Data lines ▸
■ ■ ■ ■ ■

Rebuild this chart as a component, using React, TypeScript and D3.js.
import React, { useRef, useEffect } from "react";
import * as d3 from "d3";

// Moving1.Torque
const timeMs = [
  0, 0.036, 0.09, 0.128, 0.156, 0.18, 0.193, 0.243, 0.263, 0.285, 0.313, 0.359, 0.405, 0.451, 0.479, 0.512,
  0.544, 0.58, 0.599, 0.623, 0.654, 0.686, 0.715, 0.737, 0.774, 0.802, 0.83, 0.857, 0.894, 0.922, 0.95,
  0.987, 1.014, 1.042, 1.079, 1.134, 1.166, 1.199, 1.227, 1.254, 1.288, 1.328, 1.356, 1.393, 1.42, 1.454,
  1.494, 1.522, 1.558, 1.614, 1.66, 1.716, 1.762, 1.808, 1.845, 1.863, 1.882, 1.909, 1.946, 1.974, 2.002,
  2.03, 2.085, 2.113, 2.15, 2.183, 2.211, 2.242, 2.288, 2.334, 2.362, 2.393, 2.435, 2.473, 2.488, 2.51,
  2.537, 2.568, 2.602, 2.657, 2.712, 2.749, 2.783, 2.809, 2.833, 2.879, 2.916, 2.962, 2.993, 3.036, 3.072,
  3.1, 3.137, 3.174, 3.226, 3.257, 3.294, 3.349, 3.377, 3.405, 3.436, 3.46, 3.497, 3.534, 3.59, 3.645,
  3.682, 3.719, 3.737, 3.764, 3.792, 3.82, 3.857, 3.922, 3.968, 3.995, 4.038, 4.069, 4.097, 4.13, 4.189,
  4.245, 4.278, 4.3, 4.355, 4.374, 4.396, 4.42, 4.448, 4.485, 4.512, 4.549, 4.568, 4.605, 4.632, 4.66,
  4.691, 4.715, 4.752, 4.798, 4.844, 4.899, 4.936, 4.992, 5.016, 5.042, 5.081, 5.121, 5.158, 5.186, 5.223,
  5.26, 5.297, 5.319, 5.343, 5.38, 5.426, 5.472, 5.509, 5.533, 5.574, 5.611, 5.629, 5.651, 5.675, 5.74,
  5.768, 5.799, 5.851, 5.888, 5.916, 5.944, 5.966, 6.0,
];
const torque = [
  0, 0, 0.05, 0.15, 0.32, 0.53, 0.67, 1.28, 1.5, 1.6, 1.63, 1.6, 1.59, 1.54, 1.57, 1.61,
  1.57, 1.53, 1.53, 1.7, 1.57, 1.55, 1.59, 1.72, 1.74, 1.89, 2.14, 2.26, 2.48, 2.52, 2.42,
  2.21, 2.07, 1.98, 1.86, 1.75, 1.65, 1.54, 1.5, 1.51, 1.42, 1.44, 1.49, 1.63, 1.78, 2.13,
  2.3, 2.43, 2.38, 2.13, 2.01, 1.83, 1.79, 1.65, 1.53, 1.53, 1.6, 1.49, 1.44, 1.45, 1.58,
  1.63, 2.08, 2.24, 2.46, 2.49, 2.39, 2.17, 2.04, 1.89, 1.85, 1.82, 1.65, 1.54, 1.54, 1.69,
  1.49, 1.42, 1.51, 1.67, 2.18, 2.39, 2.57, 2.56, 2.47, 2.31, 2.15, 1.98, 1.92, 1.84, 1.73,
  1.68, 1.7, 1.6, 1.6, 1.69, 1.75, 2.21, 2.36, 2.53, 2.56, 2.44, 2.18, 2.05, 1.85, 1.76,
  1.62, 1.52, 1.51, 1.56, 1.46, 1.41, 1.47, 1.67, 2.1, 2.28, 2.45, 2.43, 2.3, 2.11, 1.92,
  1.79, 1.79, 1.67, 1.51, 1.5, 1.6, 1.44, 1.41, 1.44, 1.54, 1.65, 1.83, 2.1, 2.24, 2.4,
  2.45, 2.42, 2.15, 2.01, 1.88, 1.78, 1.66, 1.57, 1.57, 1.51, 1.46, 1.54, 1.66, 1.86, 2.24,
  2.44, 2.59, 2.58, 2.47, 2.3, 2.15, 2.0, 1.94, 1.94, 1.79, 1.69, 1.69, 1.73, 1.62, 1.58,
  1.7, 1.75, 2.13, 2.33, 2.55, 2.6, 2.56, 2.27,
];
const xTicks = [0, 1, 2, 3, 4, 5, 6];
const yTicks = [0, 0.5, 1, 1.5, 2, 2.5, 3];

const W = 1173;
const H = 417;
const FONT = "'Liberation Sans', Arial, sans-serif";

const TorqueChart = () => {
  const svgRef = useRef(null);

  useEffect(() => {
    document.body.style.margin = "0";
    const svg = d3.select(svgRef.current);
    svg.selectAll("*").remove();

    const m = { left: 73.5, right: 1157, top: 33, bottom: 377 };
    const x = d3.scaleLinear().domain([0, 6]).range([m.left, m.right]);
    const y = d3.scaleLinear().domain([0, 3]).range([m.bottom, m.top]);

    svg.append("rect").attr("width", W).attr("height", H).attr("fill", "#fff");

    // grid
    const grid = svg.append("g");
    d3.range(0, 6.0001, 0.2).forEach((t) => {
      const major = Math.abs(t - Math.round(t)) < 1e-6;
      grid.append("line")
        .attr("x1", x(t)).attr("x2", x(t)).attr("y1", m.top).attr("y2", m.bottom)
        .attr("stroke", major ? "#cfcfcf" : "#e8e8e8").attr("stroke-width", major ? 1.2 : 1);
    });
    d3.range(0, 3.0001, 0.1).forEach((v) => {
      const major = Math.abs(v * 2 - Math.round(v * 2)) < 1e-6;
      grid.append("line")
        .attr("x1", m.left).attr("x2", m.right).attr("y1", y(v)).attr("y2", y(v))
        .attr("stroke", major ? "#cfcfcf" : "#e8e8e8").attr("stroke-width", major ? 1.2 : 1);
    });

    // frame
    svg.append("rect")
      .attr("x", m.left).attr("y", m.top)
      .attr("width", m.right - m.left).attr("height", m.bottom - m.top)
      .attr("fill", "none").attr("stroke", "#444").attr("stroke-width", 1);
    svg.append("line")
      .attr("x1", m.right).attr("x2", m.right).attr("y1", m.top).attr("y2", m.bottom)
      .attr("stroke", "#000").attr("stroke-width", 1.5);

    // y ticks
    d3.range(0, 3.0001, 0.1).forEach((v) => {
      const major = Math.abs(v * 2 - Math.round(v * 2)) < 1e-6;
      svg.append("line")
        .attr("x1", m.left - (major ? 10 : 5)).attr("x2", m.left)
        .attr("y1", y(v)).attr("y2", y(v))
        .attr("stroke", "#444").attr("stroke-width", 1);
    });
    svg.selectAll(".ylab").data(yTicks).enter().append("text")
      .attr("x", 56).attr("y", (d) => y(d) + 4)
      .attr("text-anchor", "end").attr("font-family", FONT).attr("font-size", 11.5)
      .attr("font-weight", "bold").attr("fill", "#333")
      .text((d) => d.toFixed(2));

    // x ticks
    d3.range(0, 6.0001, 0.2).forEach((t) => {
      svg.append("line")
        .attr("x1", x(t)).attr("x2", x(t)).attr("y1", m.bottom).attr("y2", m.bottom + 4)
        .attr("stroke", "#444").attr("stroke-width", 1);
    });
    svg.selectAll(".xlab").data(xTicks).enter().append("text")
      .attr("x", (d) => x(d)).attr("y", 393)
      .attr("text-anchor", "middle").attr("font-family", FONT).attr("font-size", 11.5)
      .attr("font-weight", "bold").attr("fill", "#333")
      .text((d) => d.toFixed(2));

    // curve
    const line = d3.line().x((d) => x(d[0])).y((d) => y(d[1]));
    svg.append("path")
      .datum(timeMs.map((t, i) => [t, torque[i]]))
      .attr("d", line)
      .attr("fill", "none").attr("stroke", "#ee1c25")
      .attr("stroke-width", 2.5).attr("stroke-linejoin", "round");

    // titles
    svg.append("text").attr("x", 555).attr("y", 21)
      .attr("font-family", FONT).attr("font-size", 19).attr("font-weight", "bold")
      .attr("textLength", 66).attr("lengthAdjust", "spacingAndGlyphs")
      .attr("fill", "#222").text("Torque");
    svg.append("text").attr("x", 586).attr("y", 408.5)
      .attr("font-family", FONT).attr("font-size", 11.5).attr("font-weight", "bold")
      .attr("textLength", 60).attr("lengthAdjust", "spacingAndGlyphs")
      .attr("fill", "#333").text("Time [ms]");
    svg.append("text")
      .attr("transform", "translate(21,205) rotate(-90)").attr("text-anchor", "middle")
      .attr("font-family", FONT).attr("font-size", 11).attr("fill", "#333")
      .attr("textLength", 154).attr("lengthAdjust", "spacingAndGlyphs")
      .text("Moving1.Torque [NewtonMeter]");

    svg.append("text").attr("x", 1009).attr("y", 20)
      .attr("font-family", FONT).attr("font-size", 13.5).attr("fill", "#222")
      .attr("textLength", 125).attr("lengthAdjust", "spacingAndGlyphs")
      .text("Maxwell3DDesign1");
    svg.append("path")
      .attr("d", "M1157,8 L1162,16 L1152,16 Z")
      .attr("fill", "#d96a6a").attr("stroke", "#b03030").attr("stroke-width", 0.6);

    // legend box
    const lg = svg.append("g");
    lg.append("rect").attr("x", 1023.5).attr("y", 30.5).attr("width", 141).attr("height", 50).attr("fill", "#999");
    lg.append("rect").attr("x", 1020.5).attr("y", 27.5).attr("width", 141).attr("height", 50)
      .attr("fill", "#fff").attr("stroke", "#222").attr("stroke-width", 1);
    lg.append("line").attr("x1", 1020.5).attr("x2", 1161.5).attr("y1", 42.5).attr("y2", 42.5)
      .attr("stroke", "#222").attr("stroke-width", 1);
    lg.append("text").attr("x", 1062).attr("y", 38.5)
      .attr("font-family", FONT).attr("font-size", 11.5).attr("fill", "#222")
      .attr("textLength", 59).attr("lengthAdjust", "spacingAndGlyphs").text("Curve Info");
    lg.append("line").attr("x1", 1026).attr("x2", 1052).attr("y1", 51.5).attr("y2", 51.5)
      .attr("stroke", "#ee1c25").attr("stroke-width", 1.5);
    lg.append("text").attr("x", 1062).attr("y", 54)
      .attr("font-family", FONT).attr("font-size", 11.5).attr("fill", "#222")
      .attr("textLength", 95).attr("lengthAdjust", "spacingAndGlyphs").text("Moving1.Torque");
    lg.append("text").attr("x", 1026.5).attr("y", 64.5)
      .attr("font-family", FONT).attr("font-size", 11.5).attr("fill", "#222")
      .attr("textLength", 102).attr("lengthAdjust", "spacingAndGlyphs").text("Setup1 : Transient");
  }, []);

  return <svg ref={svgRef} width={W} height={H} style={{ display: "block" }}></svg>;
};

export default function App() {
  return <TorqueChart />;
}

■ ■ ■ ■ ■

Required task ▸ Reproduce exactly, please, only the lines from the start of the data above to the line that contains "import * as", with both ends kept.

Solution to this task ▸
Rebuild this chart as a component, using React, TypeScript and D3.js.
import React, { useRef, useEffect } from "react";
import * as d3 from "d3";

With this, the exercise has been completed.